REQUIREMENT: Leaving out the pictures, retype the lines from the beginning of the listing through the line containing "e_365 = [9.5e-3, 4.0e-3]".

══ DATA EXTRACT ══

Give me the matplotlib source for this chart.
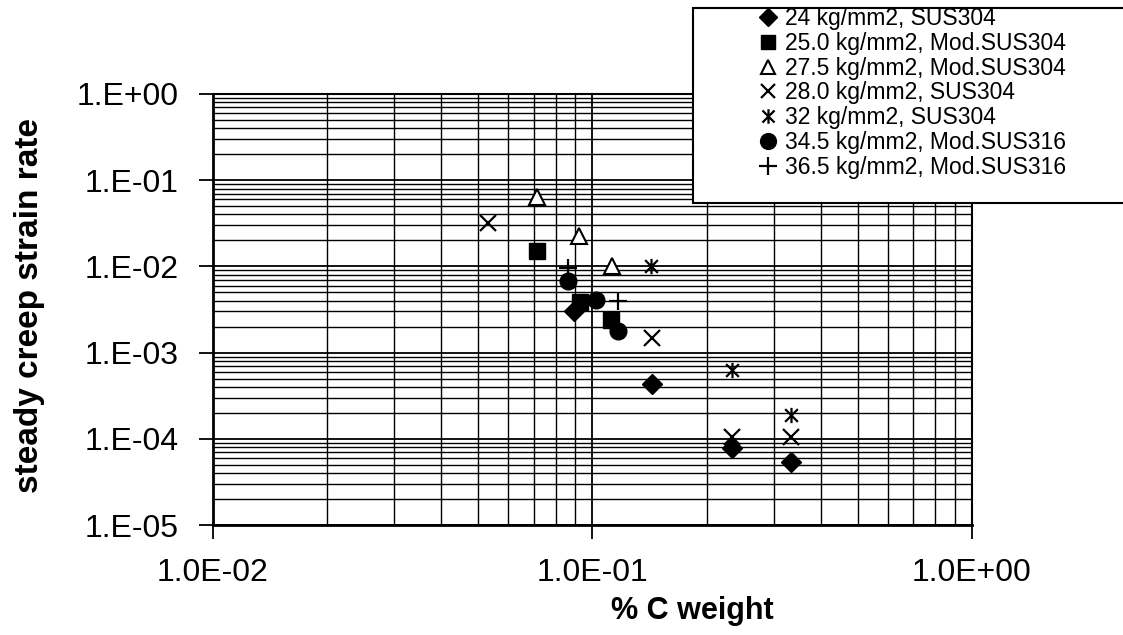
import matplotlib
matplotlib.use("Agg")
import matplotlib.pyplot as plt
import numpy as np
from matplotlib.path import Path
from matplotlib.patches import Rectangle
from matplotlib.ticker import LogLocator, NullFormatter

# ---------------------------------------------------------
# Datos: velocidad de fluencia estacionaria vs % C
# ---------------------------------------------------------
etiquetas = [
    "24 kg/mm2, SUS304",
    "25.0 kg/mm2, Mod.SUS304",
    "27.5 kg/mm2, Mod.SUS304",
    "28.0 kg/mm2, SUS304",
    "32 kg/mm2, SUS304",
    "34.5 kg/mm2, Mod.SUS316",
    "36.5 kg/mm2, Mod.SUS316",
]

c_24 = [0.0894, 0.1435, 0.233, 0.334]
e_24 = [3.0e-3, 4.3e-4, 7.8e-5, 5.4e-5]

c_250 = [0.0714, 0.0927, 0.112]
e_250 = [1.5e-2, 3.9e-3, 2.4e-3]

c_275 = [0.0714, 0.092, 0.1126]
e_275 = [6.4e-2, 2.25e-2, 1.01e-2]

c_280 = [0.053, 0.1435, 0.233, 0.334]
e_280 = [3.2e-2, 1.48e-3, 1.05e-4, 1.05e-4]

c_32 = [0.143, 0.233, 0.334]
e_32 = [1.01e-2, 6.3e-4, 1.9e-4]

c_345 = [0.086, 0.102, 0.117]
e_345 = [6.8e-3, 4.1e-3, 1.8e-3]

c_365 = [0.086, 0.117]
e_365 = [9.5e-3, 4.0e-3]

xticks = [1e-2, 1e-1, 1e0]
xtick_labels = ["1.0E-02", "1.0E-01", "1.0E+00"]
yticks = [1e-5, 1e-4, 1e-3, 1e-2, 1e-1, 1e0]
ytick_labels = ["1.E-05", "1.E-04", "1.E-03", "1.E-02", "1.E-01", "1.E+00"]

# asterisco tipo Excel: aspa + barra vertical
asterisco = Path(
    [(-1, -1), (1, 1), (-1, 1), (1, -1), (0, -1.2), (0, 1.2)],
    [Path.MOVETO, Path.LINETO] * 3,
)

plt.rcParams.update({
    "font.family": ["Liberation Sans", "DejaVu Sans"],
    "axes.linewidth": 1.5,
})

fig = plt.figure(figsize=(11.23, 6.35), dpi=100)
ax = fig.add_axes([0.1897, 0.1732, 0.8655 - 0.1897, 0.852 - 0.1732])

estilos = [
    dict(marker="D", ms=10, mfc="black", mec="black"),
    dict(marker="s", ms=11, mfc="black", mec="black"),
    dict(marker="^", ms=11, mfc="white", mec="black", mew=1.5),
    dict(marker="x", ms=11, mec="black", mew=1.6),
    dict(marker=asterisco, ms=11, mec="black", mew=1.6),
    dict(marker="o", ms=12, mfc="black", mec="black"),
    dict(marker="+", ms=13, mec="black", mew=1.6),
]
series = [(c_24, e_24), (c_250, e_250), (c_275, e_275), (c_280, e_280),
          (c_32, e_32), (c_345, e_345), (c_365, e_365)]

handles = []
for (cx, ey), est, lab in zip(series, estilos, etiquetas):
    h, = ax.plot(cx, ey, ls="none", color="black", label=lab, zorder=3, **est)
    handles.append(h)

ax.set_xscale("log")
ax.set_yscale("log")
ax.set_xlim(1e-2, 1e0)
ax.set_ylim(1e-5, 1e0)

ax.set_xticks(xticks)
ax.set_xticklabels(xtick_labels)
ax.set_yticks(yticks)
ax.set_yticklabels(ytick_labels)
ax.xaxis.set_minor_locator(LogLocator(base=10, subs=np.arange(2, 10)))
ax.yaxis.set_minor_locator(LogLocator(base=10, subs=np.arange(2, 10)))
ax.xaxis.set_minor_formatter(NullFormatter())
ax.yaxis.set_minor_formatter(NullFormatter())

ax.tick_params(which="major", direction="out", length=10, width=1.3,
               labelsize=23, pad=14)
ax.tick_params(axis="y", which="major", pad=15)
ax.tick_params(which="minor", length=0)

ax.grid(True, which="major", color="black", lw=1.3)
ax.grid(True, which="minor", color="black", lw=1.0)
ax.set_axisbelow(True)

for lado in ["left", "bottom"]:
    ax.spines[lado].set_linewidth(2.0)

ax.set_ylabel("steady creep strain rate", fontsize=24, fontweight="bold",
              va="center")
ax.yaxis.set_label_coords(-0.2424, 0.51)
ax.set_xlabel("% C weight", fontsize=22, fontweight="bold", va="center",
              family=["Liberation Sans Narrow", "Liberation Sans"])
ax.xaxis.set_label_coords(0.631, -0.2)

# caja de leyenda (se sale por la derecha de la figura)
caja = Rectangle((693 / 1123, 1 - 203 / 635), 0.45, 195 / 635,
                 transform=fig.transFigure, facecolor="white",
                 edgecolor="black", lw=1.5, zorder=5, clip_on=False)
fig.patches.append(caja)

leg = fig.legend(handles=handles, loc="upper left",
                 bbox_to_anchor=(759 / 1123, 1 - 7 / 635),
                 frameon=False, fontsize=16.5, borderpad=0, borderaxespad=0,
                 labelspacing=0.08, handlelength=0.8, handletextpad=0.35,
                 markerscale=0.95)
leg.set_zorder(6)

fig.savefig("out.png", dpi=100)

═══

RESULT OF THIS EXERCISE:
Give me the matplotlib source for this chart.
import matplotlib
matplotlib.use("Agg")
import matplotlib.pyplot as plt
import numpy as np
from matplotlib.path import Path
from matplotlib.patches import Rectangle
from matplotlib.ticker import LogLocator, NullFormatter

# ---------------------------------------------------------
# Datos: velocidad de fluencia estacionaria vs % C
# ---------------------------------------------------------
etiquetas = [
    "24 kg/mm2, SUS304",
    "25.0 kg/mm2, Mod.SUS304",
    "27.5 kg/mm2, Mod.SUS304",
    "28.0 kg/mm2, SUS304",
    "32 kg/mm2, SUS304",
    "34.5 kg/mm2, Mod.SUS316",
    "36.5 kg/mm2, Mod.SUS316",
]

c_24 = [0.0894, 0.1435, 0.233, 0.334]
e_24 = [3.0e-3, 4.3e-4, 7.8e-5, 5.4e-5]

c_250 = [0.0714, 0.0927, 0.112]
e_250 = [1.5e-2, 3.9e-3, 2.4e-3]

c_275 = [0.0714, 0.092, 0.1126]
e_275 = [6.4e-2, 2.25e-2, 1.01e-2]

c_280 = [0.053, 0.1435, 0.233, 0.334]
e_280 = [3.2e-2, 1.48e-3, 1.05e-4, 1.05e-4]

c_32 = [0.143, 0.233, 0.334]
e_32 = [1.01e-2, 6.3e-4, 1.9e-4]

c_345 = [0.086, 0.102, 0.117]
e_345 = [6.8e-3, 4.1e-3, 1.8e-3]

c_365 = [0.086, 0.117]
e_365 = [9.5e-3, 4.0e-3]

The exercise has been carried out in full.